But even a candidate -- this is an opportunity for someone like Senator Warren to deal with this issue which will surface, rightly or wrongly, but then to talk about questions that she thinks voters care about much more, such as the middle class and force the conversation back to her own terrain. [06:10:13]

PAUL: Still some questions about Warren with all of the controversy about her Native American heritage. S.E. Cupp brought this up yesterday on her show last night. They were watching Elizabeth Warren and S.E. is from this area near Lawrence, Massachusetts where Elizabeth Warren was. And S.E. made the pint that, listen, the makeup of the people that were at that rally yesterday do not reflect in S.E.'s knowledge the makeup of that town, of Lawrence.

S.E. said that it is more often, as she was growing up, a heavily Hispanic community and that warren started her rally saying, thank you to all who traveled here. She made that point and then this is what she said.


S.E. CUPP. HOST S.E. CUPP UNFILTERED: I was startled to hear this but Elizabeth Warren says at the beginning of her speech, thank you to everyone who has traveled here to Lawrence.

It felt to me -- I'm not a Democrat, I'm not Hispanic -- but it felt she was using Lawrence as a prop. She would not be the first to do that sort of -- into that sort of theater.
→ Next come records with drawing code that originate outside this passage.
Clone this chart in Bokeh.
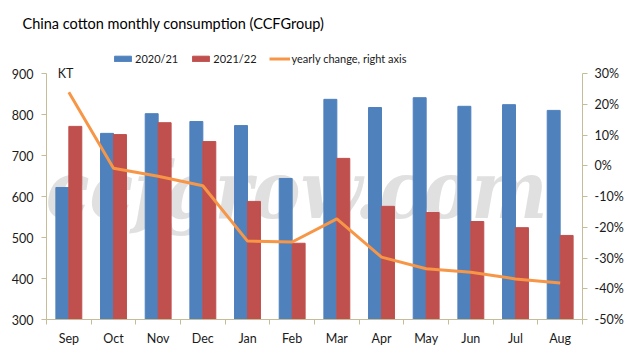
from bokeh.plotting import figure
from bokeh.models import (Range1d, LinearAxis, Legend, LegendItem, Label, FixedTicker,
                          CustomJSTickFormatter, PrintfTickFormatter, ColumnDataSource)
from bokeh.transform import dodge
from bokeh.embed import file_html
from bokeh.resources import INLINE
import numpy as np

months = ["Sep", "Oct", "Nov", "Dec", "Jan", "Feb", "Mar", "Apr", "May", "Jun", "Jul", "Aug"]
cons_2020_21 = [622, 754, 802, 783, 773, 644, 837, 817, 841, 820, 824, 810]
cons_2021_22 = [771, 751, 780, 734, 588, 486, 693, 576, 561, 539, 524, 505]
yoy_change = [23.9, -0.8, -3.4, -6.5, -24.5, -24.8, -17.3, -29.7, -33.5, -34.6, -36.8, -38.1]

title_text = "China cotton monthly consumption (CCFGroup)"
series_names = ["2020/21", "2021/22", "yearly change, right axis"]
left_ticks = [300, 400, 500, 600, 700, 800, 900]
right_ticks = [-50, -40, -30, -20, -10, 0, 10, 20, 30]

BLUE = "#4F81BD"
RED = "#C0504D"
ORANGE = "#F79646"
AXIS = "#C4BD97"
FONT = "Lato"

TOP_BORDER = 40
# frame extends above the axes' top (900 / 30%) so the legend and unit label fit inside it
extra_px = 73 - TOP_BORDER
px_per_unit_left = 246 / (left_ticks[-1] - left_ticks[0])
px_per_unit_right = 246 / (right_ticks[-1] - right_ticks[0])
y_top = left_ticks[-1] + extra_px / px_per_unit_left
r_top = right_ticks[-1] + extra_px / px_per_unit_right

idx = np.arange(len(months)) + 0.5
src = ColumnDataSource(dict(x=idx, a=cons_2020_21, b=cons_2021_22, c=yoy_change))

p = figure(width=630, height=355, output_backend="svg", toolbar_location=None,
           x_range=Range1d(0, len(months)), y_range=Range1d(left_ticks[0], y_top),
           min_border_left=46, min_border_right=48, min_border_top=TOP_BORDER, min_border_bottom=36)
p.outline_line_color = None
p.grid.visible = False
p.extra_y_ranges = {"pct": Range1d(right_ticks[0], r_top)}

# watermark
wm = Label(x=len(months) / 2 - 0.4, y=615, text="ccfgrow.com", text_align="center", text_baseline="middle",
           text_font="DejaVu Serif Condensed", text_font_style="bold italic", text_font_size="80px",
           text_color="#d6d6d6", text_alpha=0.75, level="underlay")
p.add_layout(wm)

r1 = p.vbar(x=dodge("x", -0.145), top="a", bottom=0, width=0.29, source=src, color=BLUE)
r2 = p.vbar(x=dodge("x", 0.145), top="b", bottom=0, width=0.29, source=src, color=RED)
r3 = p.line(x="x", y="c", source=src, y_range_name="pct", line_color=ORANGE, line_width=3)

# x axis
xa = p.xaxis[0]
xa.ticker = FixedTicker(ticks=list(idx), minor_ticks=list(range(len(months) + 1)))
xa.formatter = CustomJSTickFormatter(args=dict(m=months), code="return m[Math.floor(tick)]")
xa.major_tick_out = 0
xa.major_tick_in = 0
xa.minor_tick_out = 5
xa.minor_tick_in = 0
xa.minor_tick_line_color = AXIS
xa.axis_line_color = AXIS
xa.major_label_standoff = 6

# left axis
ya = p.yaxis[0]
ya.ticker = FixedTicker(ticks=left_ticks)
ya.bounds = (left_ticks[0], left_ticks[-1])
ya.minor_tick_line_color = None
ya.major_tick_out = 5
ya.major_tick_in = 0
ya.major_tick_line_color = AXIS
ya.axis_line_color = AXIS
ya.major_label_standoff = 8

# right axis
ra = LinearAxis(y_range_name="pct", ticker=FixedTicker(ticks=right_ticks),
                formatter=PrintfTickFormatter(format="%d%%"),
                bounds=(right_ticks[0], right_ticks[-1]))
ra.minor_tick_line_color = None
ra.major_tick_out = 5
ra.major_tick_in = 0
ra.major_tick_line_color = AXIS
ra.axis_line_color = AXIS
ra.major_label_standoff = 7
p.add_layout(ra, "right")

for ax in [xa, ya, ra]:
    ax.major_label_text_font = FONT
    ax.major_label_text_font_size = "12.5px"
    ax.major_label_text_color = "#1a1a1a"

# KT unit label
p.add_layout(Label(x=0.25, y=left_ticks[-1], text="KT", text_baseline="middle", text_font=FONT,
                   text_font_size="12.5px", text_color="#1a1a1a"))

# title
p.title.text = title_text
p.title.align = "left"
p.title.offset = -24
p.title.text_font = FONT
p.title.text_font_size = "14.5px"
p.title.text_font_style = "normal"
p.title.text_color = "#000000"
p.title.standoff = 18

legend = Legend(items=[LegendItem(label=series_names[0], renderers=[r1]),
                       LegendItem(label=series_names[1], renderers=[r2]),
                       LegendItem(label=series_names[2], renderers=[r3])],
                orientation="horizontal", location=(66, 319 - 65),
                label_text_font=FONT, label_text_font_size="11px", label_text_color="#1a1a1a",
                glyph_width=21, glyph_height=7, label_standoff=2, spacing=12,
                padding=0, margin=0, border_line_color=None, background_fill_alpha=0)
p.add_layout(legend, "center")

open("out.html", "w").write(file_html(p, INLINE))
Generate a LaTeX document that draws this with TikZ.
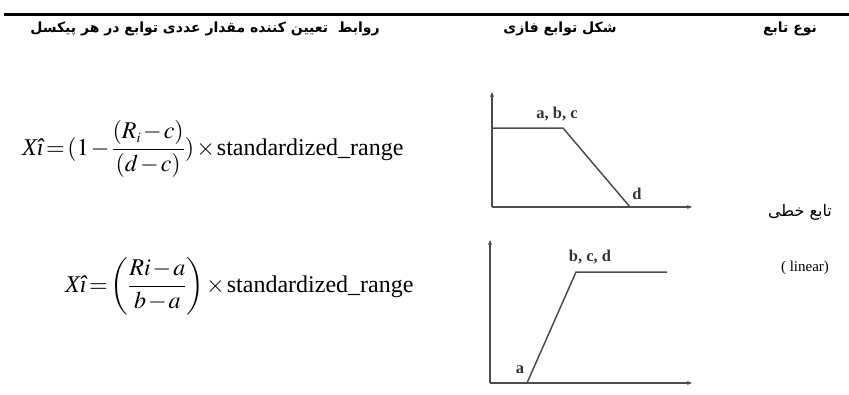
\documentclass[tikz,border=0pt]{standalone}
\usepackage{amsmath}
\usepackage{mathptmx}
\usepackage{fontspec}
\setmainfont{Liberation Serif}
\newfontfamily\fa[Script=Arabic]{DejaVu Sans}
\TeXXeTstate=1
\usetikzlibrary{arrows.meta}
\newcommand{\tightmath}{\thickmuskip=2mu\medmuskip=1.5mu}
\begin{document}
\begin{tikzpicture}[x=1pt,y=-1pt,
  head/.style={font=\fa\bfseries\fontsize{14}{16}\selectfont, inner sep=0pt},
  formula/.style={font=\fontsize{24}{28}\selectfont, inner sep=0pt, anchor=base west},
  axis/.style={draw=black!70, line width=1.5pt, -{Stealth[length=5pt,width=4pt]}},
  curve/.style={draw=black!70, line width=1.5pt},
  lab/.style={font=\bfseries\fontsize{16.5}{18}\selectfont, inner sep=0pt, text=black!80}]
\useasboundingbox (0,0) rectangle (849,394);
\draw[line width=3pt] (4,14) -- (849,14);
% headers
\node[head] (h1) at (205,29) {\beginR روابط\ \ تعیین کننده مقدار عددی توابع در هر پیکسل\endR};
\node[head] (h2) at (560,29) {\beginR شکل توابع فازی\endR};
\node[head] (h3) at (790,29) {\beginR نوع تابع\endR};
% formula 1
\node[formula] (f1) at (22,155) {$\tightmath\textit{Xî} = (1 - \dfrac{\tightmath(R_{\scriptscriptstyle i} - c)}{\tightmath(d-c)})\times \text{standardized\_range}$};
% formula 2
\node[formula] (f2) at (65,292) {$\tightmath\textit{Xî} = \left(\dfrac{\tightmath\mathit{Ri} - a}{\tightmath b-a}\right)\times \text{standardized\_range}$};
% chart 1
\coordinate (o1) at (492,207);
\coordinate (y1) at (492,92);
\coordinate (x1) at (692,207);
\coordinate (p1) at (492,128);
\coordinate (q1) at (563,128);
\coordinate (r1) at (630,207);
\draw[axis] (o1) -- (y1);
\draw[axis] (o1) -- (x1);
\draw[curve] (p1) -- (q1) -- (r1);
\node[lab] (l1) at (557,114) {a, b, c};
\node[lab] (l2) at (637,194) {d};
% chart 2
\coordinate (o2) at (490,383);
\coordinate (y2) at (490,240);
\coordinate (x2) at (692,383);
\coordinate (p2) at (527,383);
\coordinate (q2) at (576,272);
\coordinate (r2) at (667,272);
\draw[axis] (o2) -- (y2);
\draw[axis] (o2) -- (x2);
\draw[curve] (p2) -- (q2) -- (r2);
\node[lab] (l3) at (590,257) {b, c, d};
\node[lab] (l4) at (520,370) {a};
% type
\node[font=\fa\fontsize{16}{18}\selectfont, inner sep=0pt] (t1) at (800,212) {\beginR تابع خطی\endR};
\node[font=\fontsize{15}{17}\selectfont, inner sep=0pt] (t2) at (805,268) {( linear)};
\end{tikzpicture}
\end{document}
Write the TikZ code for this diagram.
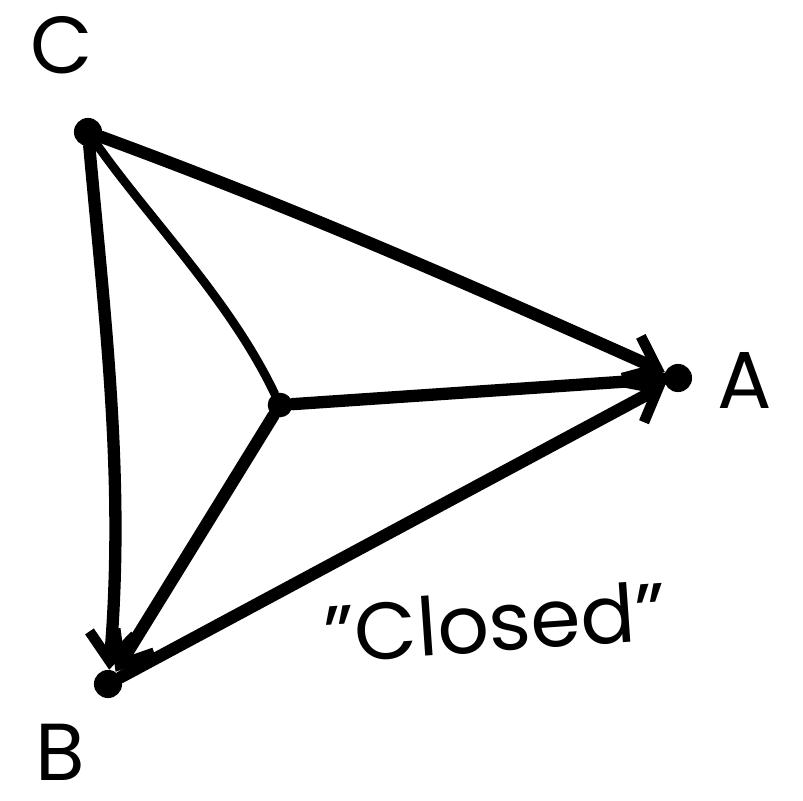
\documentclass[tikz,border=0pt]{standalone}
\usepackage{fontspec}
\setmainfont{Poppins}
\usetikzlibrary{arrows.meta, positioning}

\begin{document}
\begin{tikzpicture}[
  x=0.02cm, y=-0.02cm,
  edge/.style  = {line width=7pt, line cap=round},
  thin edge/.style = {line width=5pt, line cap=round},
  arr/.style   = {edge, -{Straight Barb[length=16pt, width=26pt, line width=6pt]}},
  vert/.style  = {circle, fill=black, inner sep=0pt, minimum size=16pt},
  lbl/.style   = {font=\fontsize{46}{50}\selectfont},
]
  \useasboundingbox (0,0) rectangle (803,800);

  % vertices
  \node[vert] (c) at (88,132) {};
  \node[vert] (a) at (678,378) {};
  \node[vert] (b) at (108,684) {};
  \node[vert, minimum size=14pt] (m) at (280,405) {};

  % labels
  \node[lbl] (lc) at (62,45) {C};
  \node[lbl] (la) at (745,380) {A};
  \node[lbl] (lb) at (60,752) {B};
  \node[lbl, rotate=4] (closed) at (495,622) {"Closed"};

  % outer edges
  \draw[arr] (c) .. controls (300,210) and (470,285) .. (a);
  \draw[arr] (b) -- (a);
  \draw[arr] (c) .. controls (105,320) and (125,480) .. (b);

  % spokes from the middle
  \draw[thin edge] (m) .. controls (230,300) and (150,220) .. (c);
  \draw[edge] (m) -- (a);
  \draw[arr] (m) -- (b);
\end{tikzpicture}
\end{document}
CUPP: But the concern is that she is using diversity as a prop.


PAUL: Your reaction to that, Julian?

ZELIZER: I mean, I don't know about the rally itself but I don't think she is using it as a prop. I think it is a big issue for the Democrats in 2019 standing for pluralism, social diversity, justice between different kinds of people in the United States.

The president has forced this conversation in ways that no other politician has because of his statements and because of his policies. I do believe that the senator cares very much about those and sees them as interconnected to the economic questions that concern her. So it's not a surprise she started the campaign with that.

I think it will continue to be part of every Democratic campaign and I don't know about the theatrics of an opening bid and rally. But I think it's a real genuine issue for Democrats in this coming -- couple of years.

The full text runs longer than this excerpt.